Structure, stability, and nature of bonding between high energy water clusters confined inside cucurbituril: A computational study

The structure and stability of the high energy water molecules inside the CB7 cavity was studied using the dispersion corrected density functional theory (DFT) and molecular dynamics (MD). The intermolecular distance between the O and H in the water molecule was found to decrease upon the encapsulation of water molecules inside the cavity, indicating the increase in the stability of water clusters. The computed binding energies were found to be sensitive to the choice of functional. Energy decomposition analysis (EDA) shows that the repulsive Pauli interaction decides the stability of the water complex.

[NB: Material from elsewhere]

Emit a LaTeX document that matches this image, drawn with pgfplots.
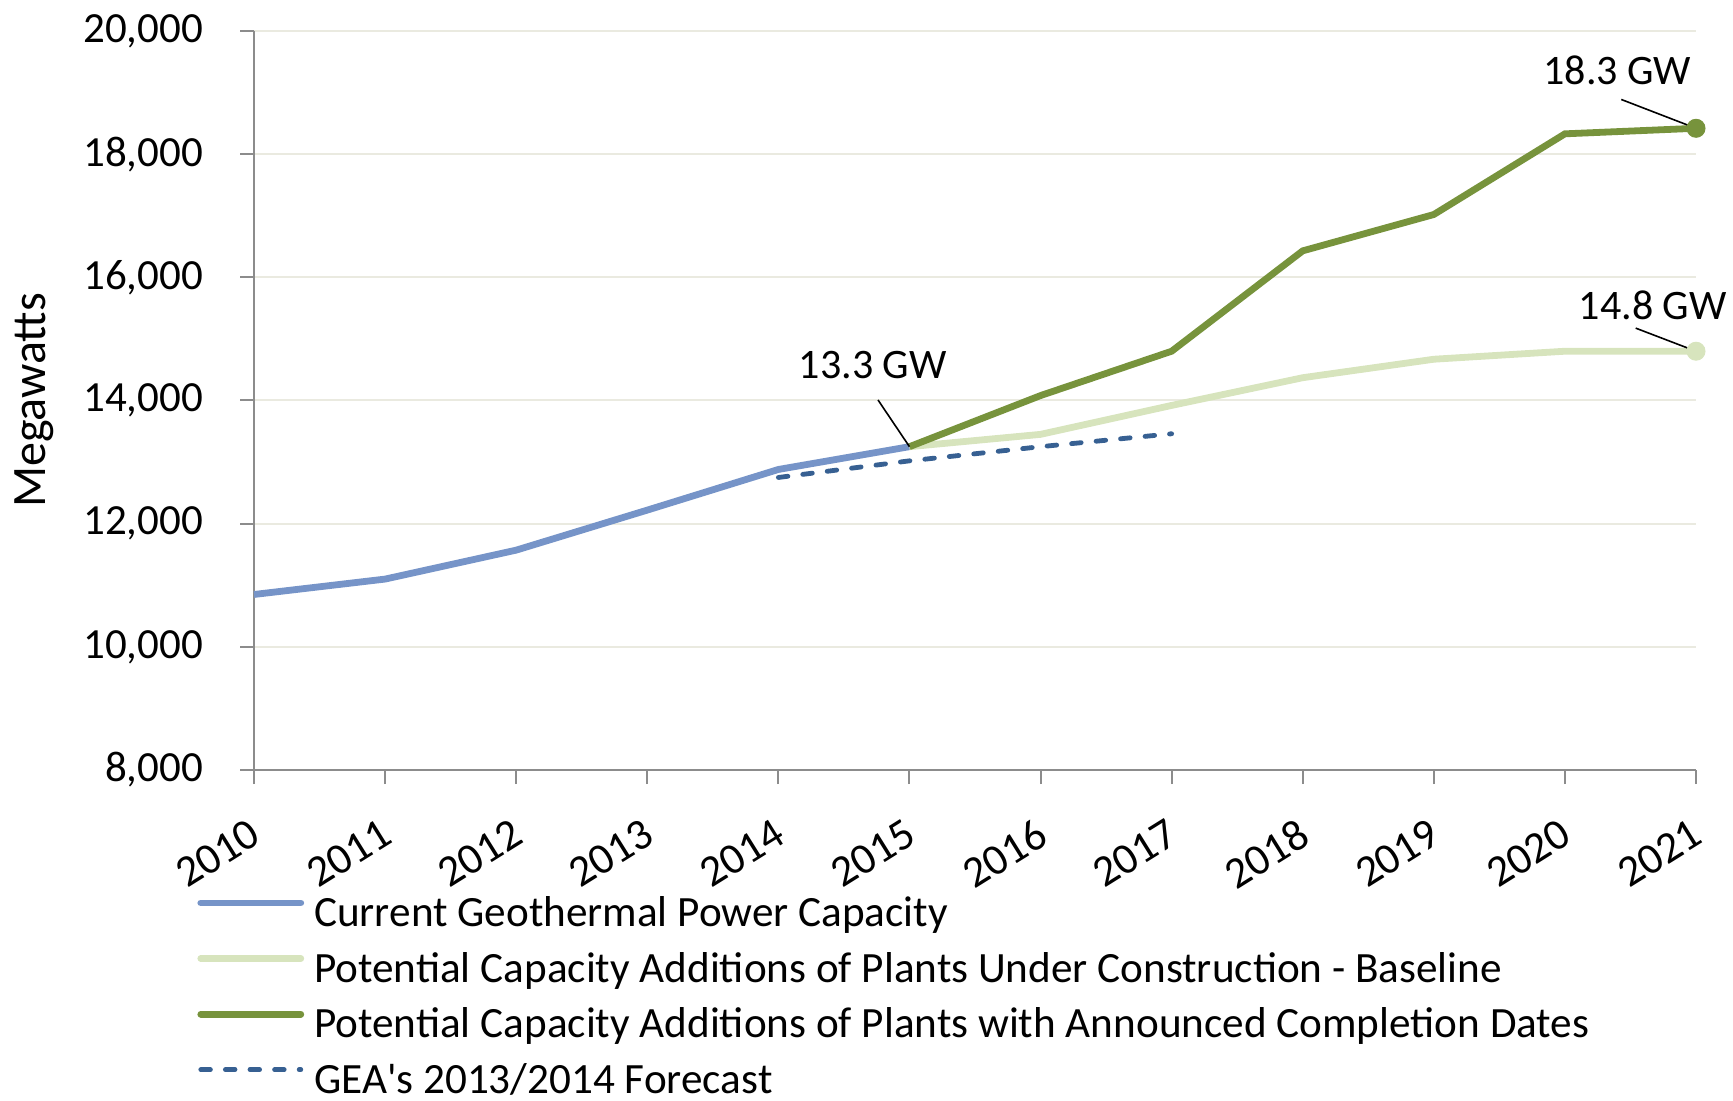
\documentclass[border=0pt]{standalone}
\usepackage{fontspec}
\setmainfont{Carlito}[Ligatures=TeXOff]
\usepackage{pgfplots}
\pgfplotsset{compat=1.18}
\definecolor{cblue}{RGB}{118,148,200}
\definecolor{clgreen}{RGB}{215,228,189}
\definecolor{cdgreen}{RGB}{119,147,60}
\definecolor{cdash}{RGB}{55,96,146}
\definecolor{axisgray}{RGB}{140,140,140}
\definecolor{gridc}{RGB}{234,234,224}
\newcommand{\bigf}{\fontsize{21}{25}\selectfont}
\begin{document}
\begin{tikzpicture}
\useasboundingbox (-127pt,-165.5pt) rectangle (739.5pt,385pt);
\begin{axis}[
  scale only axis, width=721pt, height=369.5pt,
  xmin=2010, xmax=2021, ymin=8000, ymax=20000,
  axis lines=left, axis line style={-, draw=axisgray, line width=1pt},
  xtick={2010,2011,...,2021}, ytick={8000,10000,...,20000},
  scaled y ticks=false,
  tick align=outside, major tick length=7pt,
  tick style={draw=axisgray, line width=1pt},
  ymajorgrids, grid style={draw=gridc, line width=1pt},
  /pgf/number format/assume math mode=true,
  yticklabel style={/pgf/number format/1000 sep={,}, font=\fontsize{21.5}{25}\selectfont, xshift=-15pt},
  xticklabel style={/pgf/number format/1000 sep={}, font=\fontsize{22}{26}\selectfont, rotate=32, anchor=north east, xshift=-8pt, yshift=-9pt},
  ylabel={Megawatts},
  ylabel style={font=\fontsize{24}{28}\selectfont, at={(axis description cs:-0.1525,0.5)}, anchor=center},
  clip=false,
  legend style={at={(axis description cs:0,0)}, anchor=north west, xshift=-28.5pt, yshift=-62.5pt,
    draw=none, fill=none, inner sep=0pt, row sep=7.3pt, column sep=5pt, font=\fontsize{21.6}{25}\selectfont,
    nodes={inner sep=0pt, text height=15.5pt, text depth=5pt}},
  legend cell align=left,
  legend image code/.code={\draw[#1, line cap=round] (0pt,6.5pt) -- (50pt,6.5pt);},
]
\addplot[cblue, line width=3.4pt] coordinates {(2010,10850)(2011,11100)(2012,11570)(2013,12220)(2014,12880)(2015,13250)};
\addlegendentry{Current Geothermal Power Capacity}
\addplot[clgreen, line width=3.4pt, mark=*, mark indices={7}, mark size=4.5pt, mark options={line width=0.5pt, fill=clgreen}] coordinates {(2015,13250)(2016,13450)(2017,13920)(2018,14370)(2019,14670)(2020,14800)(2021,14800)};
\addlegendentry{Potential Capacity Additions of Plants Under Construction - Baseline}
\addplot[cdgreen, line width=3.4pt, mark=*, mark indices={7}, mark size=4.5pt, mark options={line width=0.5pt, fill=cdgreen}] coordinates {(2015,13250)(2016,14080)(2017,14800)(2018,16430)(2019,17020)(2020,18330)(2021,18420)};
\addlegendentry{Potential Capacity Additions of Plants with Announced Completion Dates}
\addplot[cdash, line width=2.4pt, line cap=round, dash pattern=on 4.8pt off 7.5pt] coordinates {(2014,12750)(2015,13020)(2016,13250)(2017,13460)};
\addlegendentry{GEA's 2013/2014 Forecast}
\draw[black, line width=0.8pt] (axis cs:2015,13250) -- (axis cs:2014.76,14009);
\node[font=\bigf] at (axis cs:2014.72,14583) {13.3 GW};
\draw[black, line width=0.8pt] (axis cs:2021,18420) -- (axis cs:2020.43,18888);
\node[font=\bigf] at (axis cs:2020.40,19354) {18.3 GW};
\draw[black, line width=0.8pt] (axis cs:2021,14800) -- (axis cs:2020.54,15175);
\node[font=\bigf] at (axis cs:2020.67,15552) {14.8 GW};
\end{axis}
\end{tikzpicture}
\end{document}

In all the encapsulated systems, except the eight water clusters, the electrostatic interactions have supremacy over the dispersive term, due to the large polarization induced by the water clusters. Molecular electrostatic potentials of entrapped systems show the charge distribution between CB7 and water clusters. QTAIM analysis indicates the existence of noncovalent intramolecular interactions between CB7 and water clusters and ellipticity values to be least for 8H₂O@CB7. The topological of ρ(r) fields at the urido nitrogen plane in CB7, proves the stronger bonding with water molecules. Thus, entrapped water molecules are not electronically innocent inside the cage and have noncovalent interaction with hydrophobic part of CB7 molecule. Atom centered Density Matrix Propagation (ADMP) molecular dynamic studies shows that the water clusters are stable with respect to their isolated cluster geometry, inside the cucurbituril and the change in potential energy surface is due to the distortion in the geometry of the CB7 unit.